Layer-wise style inputs

Mixing regularization: Visualization of different scales of style mixing. The latent codes for the generated images on the left are partially overwritten by the latent codes for the generated images on the top to generate the other images.

  • Since the code from the latent space w is inputted into each convolutional layer of the synthesis network, scale-specific modifications to the generated images can be made. Each of these inputs are referred to as "styles" since similar network architectures have already been used for style transfer, image-to-image translation, and domain mixture.
  • As each of the convolutional layers of the synthesis network is followed by a 2x upscaling layer, each style affects the resulting image at a different scale.
  • The AdaIn operation also serves to normalize feature maps and overwrite preceding style inputs.
  • To further localize the effects of the input styles, a portion of the input latent codes during training undergo mixing regularization, in which two latent z vectors are used to generate an image to attempt to fool the discriminator. This is done by using the two z vectors to generate two w vectors (w1, w2)and then generating a certain portion of the input styles using w1 and the rest using w2. The crossover point where the source w vector for the input styles switches from w1 to w2 is randomly selected.
  • The localized effects of each style is illustrated in the above figure the demonstrates the results from mixture regularization.

Layer-wise stochastic inputs

Input noise govern acceptably stochastic aspects of the generated photos, such as specific placement of hair strands, pores, and reflections in the eyes. Images to the far right represent the standard deviation of each pixel over 100 different realizations of input noise at each layer, highlighting which aspects are affected by the noise.

  • Many aspects of human faces can be acceptably stochastic, such as the exact placement of hair/pores/freckles.
  • Since a traditional GAN only accepts input through its initial input layer, it must learn to generate pseudo-random numbers from earlier activations whenever needed in order to produce these features.

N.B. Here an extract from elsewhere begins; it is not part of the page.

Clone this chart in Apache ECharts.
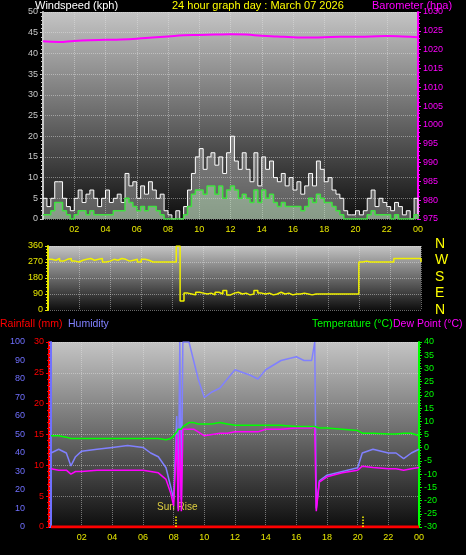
<!DOCTYPE html>
<html>
<head>
<meta charset="utf-8">
<script src="https://cdn.jsdelivr.net/npm/echarts@6/dist/echarts.min.js"></script>
<style>
html,body{margin:0;padding:0;background:#000}
#chart{width:466px;height:555px}
</style>
</head>
<body>
<div id="chart"></div>
<script>
// wind, 15 minute readings (kph)
var windGust=[5,3,5,9, 9,5,3,2, 5,7,4,6, 7,5,3,5, 7,4,5,6, 4,11,8,9, 5,8,6,9, 7,5,6,2,
  1,0,2,0, 3,7,11,15, 17,12,15,16, 13,15,11,16, 20,14,12,16, 12,9,16,8, 15,12,14,10, 9,11,8,10,
  7,9,6,8, 11,8,14,12, 9,10,7,6, 5,2,1,1, 2,1,2,5, 7,3,5,4, 3,2,4,3, 1,2,0,5, 1]
var windAvg=[1,1,2,4, 4,2,1,0, 1,2,2,1, 2,1,1,1, 1,1,2,2, 2,5,4,3, 2,3,2,3, 3,2,1,0,
  0,0,0,0, 1,3,6,7, 7,6,8,8, 6,8,5,7, 8,7,5,6, 5,4,7,4, 7,5,6,4, 3,4,3,3,
  3,3,2,3, 5,4,6,5, 4,4,3,2, 1,0,0,0, 0,0,0,1, 2,1,1,1, 1,0,1,0, 0,0,0,1, 0]
// wind direction, 15 minute readings (degrees)
var windDir=[285,280,290,275, 285,290,275,270, 280,285,290,280, 285,290,270,275,
  285,280,290,285, 275,280,285,270, 285,280,270,270, 270,270,270,270,
  270,360,50,95, 90,85,100,95, 90,95,85,100, 90,110,85,95, 100,90,95,85, 90,110,95,90,
  95,85,90,100, 90,95,85,90, 90,95,90,85, 90,90,90,90, 90,90,90,90, 90,90,90,90,
  270,275,270,270, 270,270,270,270, 270,290,290,290, 290,290,290,290, 270]
// barometer, hourly (hpa)
var baro=[1022.2,1022,1022.3,1022.5,1022.6,1022.7,1022.9,1023.2,1023.5,1023.8,1023.9,1024,1024.1,
  1024,1023.7,1023.5,1023.3,1023.2,1023.3,1023.4,1023.4,1023.5,1023.6,1023.5,1023.3]
// temperature panel readings
var t3=[0,0.5,1,1.3,1.6,2,3,4,5,6,6.5,7,7.5,7.8,8,8.2,8.3,8.4,8.5,8.6,8.7,9,9.3,9.6,10,10.5,11,11.5,12,13,13.5,14,15,16,16.5,17,17.2,17.3,17.5,18,19,20,20.3,21,22,22.5,23,23.5,24]
var humidity=[40,42,40,33,38,41,42,43,44,43,40,38,32,22,15,60,10,100,15,100,100,100,90,80,70,73,75,80,85,82,80,85,90,92,90,90,100,10,25,28,30,32,40,42,40,40,37,40,42]
var dewPoint=[-8,-8.5,-8.5,-10,-9,-9,-8.5,-8.5,-8.5,-8.5,-9,-9.5,-12,-17,-22,5,-24,7,-24,7,7,7,7,6,4.5,5,5.5,5.5,6,6,6,7,7,7.5,7.5,7.5,8,-24,-13,-11,-9.5,-8.5,-7,-7.5,-8,-8,-8.5,-8,-7.5]
var temperature=[4.5,4.5,4,3.5,3.5,3.5,3.5,3.5,3.5,3.5,3.5,3.5,3,3.5,4.5,6,7,7,7,8,8,9.5,9.5,9,9,9,9.5,9,8.5,8.5,8.5,8.5,8.5,8,8,8,8,8,7.5,7.5,7,6.5,5.5,5.5,5.2,5.2,5.5,5.5,4.5]
var rainfall=[[0,0],[24,0]]
var sunRise=8.15,sunSet=20.3
var compass=['N','W','S','E','N']

function pairs(times,vals){
    var out=[]
    for(var i=0;i<vals.length;i++) out.push([times[i],vals[i]])
    return out
}
var q=[],h=[]
for(var i=0;i<windGust.length;i++) q.push(i*0.25)
for(var i=0;i<baro.length;i++) h.push(i)

var font='"Liberation Sans", Arial, sans-serif'
var bg={type:'linear',x:0,y:0,x2:0,y2:1,colorStops:[{offset:0,color:'#c4c4c4'},{offset:0.5,color:'#6a6a6a'},{offset:1,color:'#0e0e0e'}]}
var split={show:true,lineStyle:{color:'rgba(230,230,230,0.45)',type:'dotted'}}

function xAx(idx,labels){
    return {type:'value',gridIndex:idx,min:0,max:24,interval:2,
        axisLine:{show:false},axisTick:{show:false},splitLine:split,
        axisLabel:{show:labels,color:'#e8e800',fontSize:9,fontFamily:font,margin:6,
            formatter:function(v){ if(v==0) return ''; if(v==24) return '00'; return (v<10?'0':'')+v }}}
}
function yAx(idx,min,max,iv,color,pos,offset,grid){
    return {type:'value',gridIndex:idx,min:min,max:max,interval:iv,position:pos,offset:offset||0,
        axisLine:{show:true,lineStyle:{color:color,width:2}},
        axisTick:{show:true,length:3,lineStyle:{color:color}},
        minorTick:{show:true,splitNumber:5,length:2,lineStyle:{color:color}},
        splitLine:grid?split:{show:false},
        axisLabel:{color:color,fontSize:9,fontFamily:font,margin:5,formatter:function(v){return String(v)}}}
}

var chart=echarts.init(document.getElementById('chart'))
var g=[]
function txt(x,y,s,c,size,align){
    g.push({type:'text',left:x,top:y,style:{text:s,fill:c,font:(size||11)+'px '+font,textAlign:align||'left'}})
}
txt(35,0,'Windspeed (kph)','#ffffff',11)
txt(172,0,'24 hour graph day : March 07 2026','#ffff00',11)
txt(372,0,'Barometer (hpa)','#ff00ff',11)
txt(0,319,'Rainfall (mm)','#ff0000',10.5)
txt(68,319,'Humidity','#8080ff',10.5)
txt(312,319,'Temperature (°C)','#00ff00',10.5)
txt(393,319,'Dew Point (°C)','#ff00ff',10.5)
txt(157,502,'Sun Rise','#e0d040',10)
compass.forEach(function(c,i){ txt(435,237+i*16.5,c,'#ffff00',14) })

chart.setOption({
    backgroundColor:'#000',
    animation:false,
    graphic:g,
    grid:[
        {left:43,right:48,top:12,height:207,show:true,backgroundColor:bg,borderWidth:0},
        {left:48,right:45,top:246,height:64,show:true,backgroundColor:bg,borderWidth:0},
        {left:51,right:47,top:342,height:185,show:true,backgroundColor:bg,borderWidth:0}
    ],
    xAxis:[xAx(0,true),xAx(1,false),xAx(2,true)],
    yAxis:[
        yAx(0,0,50,5,'#c8c8c8','left',0,true),
        yAx(0,975,1030,5,'#ff00ff','right',0,false),
        yAx(1,0,360,90,'#e8e800','left',0,true),
        yAx(2,0,100,10,'#7070ff','left',21,false),
        yAx(2,0,30,5,'#ff0000','left',2,true),
        yAx(2,-30,40,5,'#00ff00','right',0,false)
    ],
    series:[
        {type:'line',xAxisIndex:0,yAxisIndex:0,data:pairs(q,windGust),step:'end',symbol:'none',
            lineStyle:{color:'#ffffff',width:1},areaStyle:{color:'rgba(210,210,210,0.55)'}},
        {type:'line',xAxisIndex:0,yAxisIndex:0,data:pairs(q,windAvg),step:'end',symbol:'none',
            lineStyle:{color:'#40e040',width:1.5},areaStyle:{color:'rgba(200,245,200,0.6)'}},
        {type:'line',xAxisIndex:0,yAxisIndex:1,data:pairs(h,baro),smooth:true,symbol:'none',
            lineStyle:{color:'#ff00ff',width:2}},
        {type:'line',xAxisIndex:1,yAxisIndex:2,data:pairs(q,windDir),step:'end',symbol:'none',
            lineStyle:{color:'#f0f000',width:1.5}},
        {type:'line',xAxisIndex:2,yAxisIndex:3,data:pairs(t3,humidity),symbol:'none',
            lineStyle:{color:'#8080ff',width:1.5}},
        {type:'line',xAxisIndex:2,yAxisIndex:5,data:pairs(t3,dewPoint),symbol:'none',
            lineStyle:{color:'#ff00ff',width:1.5}},
        {type:'line',xAxisIndex:2,yAxisIndex:5,data:pairs(t3,temperature),symbol:'none',
            lineStyle:{color:'#00ff00',width:1.5},
            markLine:{symbol:'none',silent:true,label:{show:false},lineStyle:{color:'#ffff00',type:'dotted',width:1.5},
                data:[
                    [{coord:[sunRise,-30]},{coord:[sunRise,-26]}],
                    [{coord:[sunSet,-30]},{coord:[sunSet,-26]}]
                ]}},
        {type:'line',xAxisIndex:2,yAxisIndex:4,data:rainfall,symbol:'none',
            lineStyle:{color:'#ff0000',width:3}}
    ]
})
</script>
</body>
</html>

This takes up part of the network's capacity to learn, and hiding the periodicity of the generated numbers is difficult, as shown by many repetitive patterns that are exhibited by traditional GANs.
  • By inputting noise directly into each layer, StyleGAN is relieved of this duty, and learns to use the noise to only adjust aspects of the image that can be slightly randomized, and does not exhibit the periodicity that a traditional GAN would.
  • Since a fresh set of noise is provided to each layer, the effects of each input noise is also tightly localized to its own layer, meaning that adjusting noise at a finer layer only affects finer details (ex. placement of skin pores) while coarser layers affect only coarse features (ex. large-scale hair curling and larger background features).

Evaluation of new mechanisms

FID (lower is better) between real and generated images resulting from applying various techniques introduced by the paper

  • The Fréchet Inception Distance is a metric obtained by using an InceptionV3 image classifier trained on ImageNet. The distributions between the activations generated by the InceptionV3 network on each set of images (generated and real) are then compared using the Fréchet Distance.

References

  • Karras, T., Laine, S., and Aila, T. (2018). A Style-Based Generator Architecture for Generative Adversarial Networks. arXiv preprint arXiv:1812.04948.
  • Lee, S., Ha, J., and Kim, G. (2019). Harmonizing Maximum LIkelihood with GANs for Multimodal Conditional Generation. arXiv preprint arXiv:1902.09225.
  • Lehtinen, J., Munkberg, J., Hasselgren, J., Laine, S., Karras, T., Aittala, M., and Aila, T. (2018). Noise2Noise: Learning Image Restoration without Clean Data. arXiv preprint arXiv:1803.04189.
  • Huang, X., and Belongie, S. (2017). Arbitrary style transfer in real-time with adaptive instance normalization. arXiv preprint arXiv:1703.06868.